— Stated goal —
Take the material below and retype it in full; pictures are left out.

*-*-*

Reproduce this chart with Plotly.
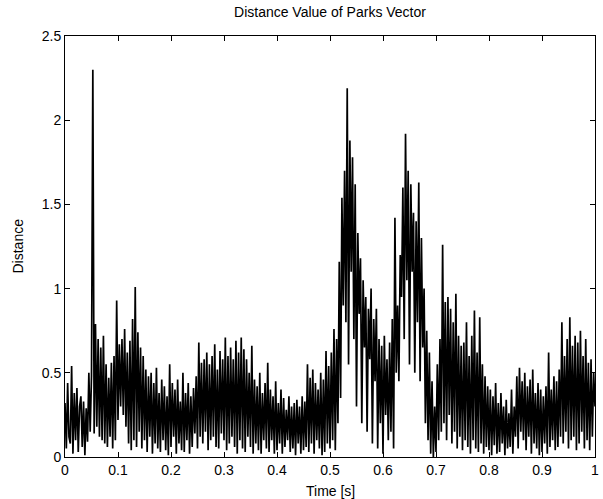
import plotly.graph_objects as go

# Distance samples, one list per 0.1 s (sample period 0.0025 s)
seg_00 = [0.32, 0.05, 0.44, 0.12, 0.08, 0.54, 0.02, 0.38, 0.10, 0.41, 0.03, 0.30,
          0.36, 0.06, 0.33, 0.01, 0.29, 0.09, 0.50, 0.15, 0.48, 2.30, 0.14, 0.79,
          0.18, 0.70, 0.12, 0.65, 0.10, 0.72, 0.08, 0.55, 0.06, 0.47, 0.12, 0.56,
          0.05, 0.60, 0.10, 0.93]
seg_01 = [0.22, 0.67, 0.30, 0.70, 0.25, 0.76, 0.18, 0.62, 0.08, 0.69, 0.04, 0.82,
          0.10, 1.01, 0.06, 0.74, 0.15, 0.65, 0.05, 0.60, 0.10, 0.52, 0.03, 0.48,
          0.12, 0.50, 0.02, 0.44, 0.08, 0.53, 0.05, 0.38, 0.03, 0.46, 0.10, 0.42,
          0.04, 0.36, 0.01, 0.55]
seg_02 = [0.06, 0.44, 0.12, 0.40, 0.02, 0.46, 0.08, 0.33, 0.04, 0.50, 0.03, 0.38,
          0.10, 0.44, 0.02, 0.36, 0.06, 0.41, 0.14, 0.48, 0.05, 0.68, 0.12, 0.56,
          0.08, 0.58, 0.15, 0.62, 0.04, 0.55, 0.10, 0.60, 0.12, 0.67, 0.06, 0.52,
          0.05, 0.63, 0.14, 0.58]
seg_03 = [0.10, 0.71, 0.04, 0.60, 0.08, 0.65, 0.12, 0.58, 0.06, 0.69, 0.02, 0.62,
          0.10, 0.71, 0.05, 0.64, 0.03, 0.58, 0.12, 0.50, 0.06, 0.66, 0.02, 0.46,
          0.08, 0.42, 0.04, 0.50, 0.02, 0.38, 0.10, 0.44, 0.05, 0.56, 0.03, 0.40,
          0.10, 0.36, 0.02, 0.45]
seg_04 = [0.04, 0.32, 0.08, 0.40, 0.02, 0.35, 0.06, 0.28, 0.10, 0.36, 0.03, 0.30,
          0.05, 0.32, 0.01, 0.34, 0.08, 0.30, 0.02, 0.36, 0.04, 0.33, 0.06, 0.55,
          0.03, 0.47, 0.08, 0.52, 0.02, 0.44, 0.10, 0.40, 0.05, 0.50, 0.01, 0.46,
          0.03, 0.63, 0.08, 0.54]
seg_05 = [0.05, 0.62, 0.10, 0.76, 0.04, 0.70, 0.20, 1.16, 0.35, 1.54, 0.90, 1.70,
          0.80, 2.19, 0.55, 1.88, 1.10, 1.78, 0.70, 1.62, 0.30, 1.33, 0.85, 1.18,
          0.20, 1.05, 0.65, 0.95, 0.15, 0.88, 0.58, 1.00, 0.08, 0.82, 0.45, 0.88,
          0.05, 0.70, 0.20, 0.66]
seg_06 = [0.02, 0.72, 0.25, 0.58, 0.10, 0.68, 0.15, 0.82, 0.05, 1.42, 0.50, 0.90,
          0.45, 1.20, 0.95, 1.60, 0.70, 1.92, 1.05, 1.70, 0.55, 1.62, 1.10, 1.45,
          0.50, 1.40, 0.80, 1.63, 0.45, 1.30, 0.65, 1.00, 0.20, 0.75, 0.10, 0.62,
          0.02, 0.45, 0.00, 0.30]
seg_07 = [0.03, 0.55, 0.10, 0.70, 0.15, 1.26, 0.20, 0.92, 0.10, 0.95, 0.25, 0.88,
          0.08, 0.80, 0.15, 0.97, 0.05, 0.72, 0.12, 0.66, 0.04, 0.68, 0.10, 0.80,
          0.06, 0.60, 0.02, 0.72, 0.10, 0.87, 0.05, 0.62, 0.03, 0.83, 0.08, 0.55,
          0.02, 0.48, 0.06, 0.42]
seg_08 = [0.04, 0.40, 0.01, 0.36, 0.07, 0.44, 0.02, 0.32, 0.03, 0.38, 0.08, 0.30,
          0.01, 0.34, 0.05, 0.26, 0.06, 0.40, 0.02, 0.30, 0.12, 0.48, 0.05, 0.53,
          0.15, 0.45, 0.10, 0.50, 0.04, 0.42, 0.12, 0.46, 0.02, 0.52, 0.08, 0.38,
          0.05, 0.44, 0.01, 0.40]
seg_09 = [0.03, 0.36, 0.08, 0.42, 0.02, 0.62, 0.06, 0.40, 0.10, 0.48, 0.04, 0.45,
          0.06, 0.52, 0.12, 0.80, 0.08, 0.60, 0.15, 0.70, 0.05, 0.83, 0.10, 0.66,
          0.12, 0.72, 0.04, 0.68, 0.08, 0.75, 0.15, 0.60, 0.05, 0.70, 0.10, 0.56,
          0.04, 0.58, 0.12, 0.50, 0.30]

sample_period = 0.0025
x_ticks = [0, 0.1, 0.2, 0.3, 0.4, 0.5, 0.6, 0.7, 0.8, 0.9, 1]
x_tick_labels = ["0", "0.1", "0.2", "0.3", "0.4", "0.5", "0.6", "0.7", "0.8", "0.9", "1"]
y_ticks = [0, 0.5, 1, 1.5, 2, 2.5]
y_tick_labels = ["0", "0.5", "1", "1.5", "2", "2.5"]

distance = (seg_00 + seg_01 + seg_02 + seg_03 + seg_04 +
            seg_05 + seg_06 + seg_07 + seg_08 + seg_09)
time = [i * sample_period for i in range(len(distance))]

FONT = "Liberation Sans, Arial, sans-serif"

fig = go.Figure()
fig.add_trace(go.Scatter(x=time, y=distance, mode="lines",
                         line=dict(color="black", width=1.7), showlegend=False))

axis_common = dict(showline=True, linecolor="black", linewidth=1, mirror="ticks",
                   ticks="inside", ticklen=5, tickcolor="black", tickwidth=1,
                   showgrid=False, zeroline=False, ticklabeloverflow="allow",
                   tickfont=dict(family=FONT, size=14, color="black"))

fig.update_layout(
    width=603, height=499,
    margin=dict(l=65, r=4, t=36, b=42),
    paper_bgcolor="white", plot_bgcolor="white",
    title=dict(text="Distance Value of Parks Vector", x=0.5, xref="paper",
               y=1 - 12 / 499, yref="container", yanchor="middle", xanchor="center",
               font=dict(family=FONT, size=14, color="black")),
    xaxis=dict(range=[0, 1], tickvals=x_ticks, ticktext=x_tick_labels, **axis_common),
    yaxis=dict(range=[0, 2.5], tickvals=y_ticks, ticktext=y_tick_labels, **axis_common),
    annotations=[
        dict(text="Time [s]", x=0.5, y=0, xref="paper", yref="paper",
             xanchor="center", yanchor="top", yshift=-24, showarrow=False,
             font=dict(family=FONT, size=14, color="black")),
        dict(text="Distance", x=0, y=0.5, xref="paper", yref="paper",
             xanchor="right", yanchor="middle", xshift=-38, textangle=-90,
             showarrow=False, font=dict(family=FONT, size=14, color="black")),
    ],
)

fig.write_html("out.html")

*-*-*

— Right answer —
Reproduce this chart with Plotly.
import plotly.graph_objects as go

# Distance samples, one list per 0.1 s (sample period 0.0025 s)
seg_00 = [0.32, 0.05, 0.44, 0.12, 0.08, 0.54, 0.02, 0.38, 0.10, 0.41, 0.03, 0.30,
          0.36, 0.06, 0.33, 0.01, 0.29, 0.09, 0.50, 0.15, 0.48, 2.30, 0.14, 0.79,
          0.18, 0.70, 0.12, 0.65, 0.10, 0.72, 0.08, 0.55, 0.06, 0.47, 0.12, 0.56,
          0.05, 0.60, 0.10, 0.93]
seg_01 = [0.22, 0.67, 0.30, 0.70, 0.25, 0.76, 0.18, 0.62, 0.08, 0.69, 0.04, 0.82,
          0.10, 1.01, 0.06, 0.74, 0.15, 0.65, 0.05, 0.60, 0.10, 0.52, 0.03, 0.48,
          0.12, 0.50, 0.02, 0.44, 0.08, 0.53, 0.05, 0.38, 0.03, 0.46, 0.10, 0.42,
          0.04, 0.36, 0.01, 0.55]
seg_02 = [0.06, 0.44, 0.12, 0.40, 0.02, 0.46, 0.08, 0.33, 0.04, 0.50, 0.03, 0.38,
          0.10, 0.44, 0.02, 0.36, 0.06, 0.41, 0.14, 0.48, 0.05, 0.68, 0.12, 0.56,
          0.08, 0.58, 0.15, 0.62, 0.04, 0.55, 0.10, 0.60, 0.12, 0.67, 0.06, 0.52,
          0.05, 0.63, 0.14, 0.58]
seg_03 = [0.10, 0.71, 0.04, 0.60, 0.08, 0.65, 0.12, 0.58, 0.06, 0.69, 0.02, 0.62,
          0.10, 0.71, 0.05, 0.64, 0.03, 0.58, 0.12, 0.50, 0.06, 0.66, 0.02, 0.46,
          0.08, 0.42, 0.04, 0.50, 0.02, 0.38, 0.10, 0.44, 0.05, 0.56, 0.03, 0.40,
          0.10, 0.36, 0.02, 0.45]
seg_04 = [0.04, 0.32, 0.08, 0.40, 0.02, 0.35, 0.06, 0.28, 0.10, 0.36, 0.03, 0.30,
          0.05, 0.32, 0.01, 0.34, 0.08, 0.30, 0.02, 0.36, 0.04, 0.33, 0.06, 0.55,
          0.03, 0.47, 0.08, 0.52, 0.02, 0.44, 0.10, 0.40, 0.05, 0.50, 0.01, 0.46,
          0.03, 0.63, 0.08, 0.54]
seg_05 = [0.05, 0.62, 0.10, 0.76, 0.04, 0.70, 0.20, 1.16, 0.35, 1.54, 0.90, 1.70,
          0.80, 2.19, 0.55, 1.88, 1.10, 1.78, 0.70, 1.62, 0.30, 1.33, 0.85, 1.18,
          0.20, 1.05, 0.65, 0.95, 0.15, 0.88, 0.58, 1.00, 0.08, 0.82, 0.45, 0.88,
          0.05, 0.70, 0.20, 0.66]
seg_06 = [0.02, 0.72, 0.25, 0.58, 0.10, 0.68, 0.15, 0.82, 0.05, 1.42, 0.50, 0.90,
          0.45, 1.20, 0.95, 1.60, 0.70, 1.92, 1.05, 1.70, 0.55, 1.62, 1.10, 1.45,
          0.50, 1.40, 0.80, 1.63, 0.45, 1.30, 0.65, 1.00, 0.20, 0.75, 0.10, 0.62,
          0.02, 0.45, 0.00, 0.30]
seg_07 = [0.03, 0.55, 0.10, 0.70, 0.15, 1.26, 0.20, 0.92, 0.10, 0.95, 0.25, 0.88,
          0.08, 0.80, 0.15, 0.97, 0.05, 0.72, 0.12, 0.66, 0.04, 0.68, 0.10, 0.80,
          0.06, 0.60, 0.02, 0.72, 0.10, 0.87, 0.05, 0.62, 0.03, 0.83, 0.08, 0.55,
          0.02, 0.48, 0.06, 0.42]
seg_08 = [0.04, 0.40, 0.01, 0.36, 0.07, 0.44, 0.02, 0.32, 0.03, 0.38, 0.08, 0.30,
          0.01, 0.34, 0.05, 0.26, 0.06, 0.40, 0.02, 0.30, 0.12, 0.48, 0.05, 0.53,
          0.15, 0.45, 0.10, 0.50, 0.04, 0.42, 0.12, 0.46, 0.02, 0.52, 0.08, 0.38,
          0.05, 0.44, 0.01, 0.40]
seg_09 = [0.03, 0.36, 0.08, 0.42, 0.02, 0.62, 0.06, 0.40, 0.10, 0.48, 0.04, 0.45,
          0.06, 0.52, 0.12, 0.80, 0.08, 0.60, 0.15, 0.70, 0.05, 0.83, 0.10, 0.66,
          0.12, 0.72, 0.04, 0.68, 0.08, 0.75, 0.15, 0.60, 0.05, 0.70, 0.10, 0.56,
          0.04, 0.58, 0.12, 0.50, 0.30]

sample_period = 0.0025
x_ticks = [0, 0.1, 0.2, 0.3, 0.4, 0.5, 0.6, 0.7, 0.8, 0.9, 1]
x_tick_labels = ["0", "0.1", "0.2", "0.3", "0.4", "0.5", "0.6", "0.7", "0.8", "0.9", "1"]
y_ticks = [0, 0.5, 1, 1.5, 2, 2.5]
y_tick_labels = ["0", "0.5", "1", "1.5", "2", "2.5"]

distance = (seg_00 + seg_01 + seg_02 + seg_03 + seg_04 +
            seg_05 + seg_06 + seg_07 + seg_08 + seg_09)
time = [i * sample_period for i in range(len(distance))]

FONT = "Liberation Sans, Arial, sans-serif"

fig = go.Figure()
fig.add_trace(go.Scatter(x=time, y=distance, mode="lines",
                         line=dict(color="black", width=1.7), showlegend=False))

axis_common = dict(showline=True, linecolor="black", linewidth=1, mirror="ticks",
                   ticks="inside", ticklen=5, tickcolor="black", tickwidth=1,
                   showgrid=False, zeroline=False, ticklabeloverflow="allow",
                   tickfont=dict(family=FONT, size=14, color="black"))

fig.update_layout(
    width=603, height=499,
    margin=dict(l=65, r=4, t=36, b=42),
    paper_bgcolor="white", plot_bgcolor="white",
    title=dict(text="Distance Value of Parks Vector", x=0.5, xref="paper",
               y=1 - 12 / 499, yref="container", yanchor="middle", xanchor="center",
               font=dict(family=FONT, size=14, color="black")),
    xaxis=dict(range=[0, 1], tickvals=x_ticks, ticktext=x_tick_labels, **axis_common),
    yaxis=dict(range=[0, 2.5], tickvals=y_ticks, ticktext=y_tick_labels, **axis_common),
    annotations=[
        dict(text="Time [s]", x=0.5, y=0, xref="paper", yref="paper",
             xanchor="center", yanchor="top", yshift=-24, showarrow=False,
             font=dict(family=FONT, size=14, color="black")),
        dict(text="Distance", x=0, y=0.5, xref="paper", yref="paper",
             xanchor="right", yanchor="middle", xshift=-38, textangle=-90,
             showarrow=False, font=dict(family=FONT, size=14, color="black")),
    ],
)

fig.write_html("out.html")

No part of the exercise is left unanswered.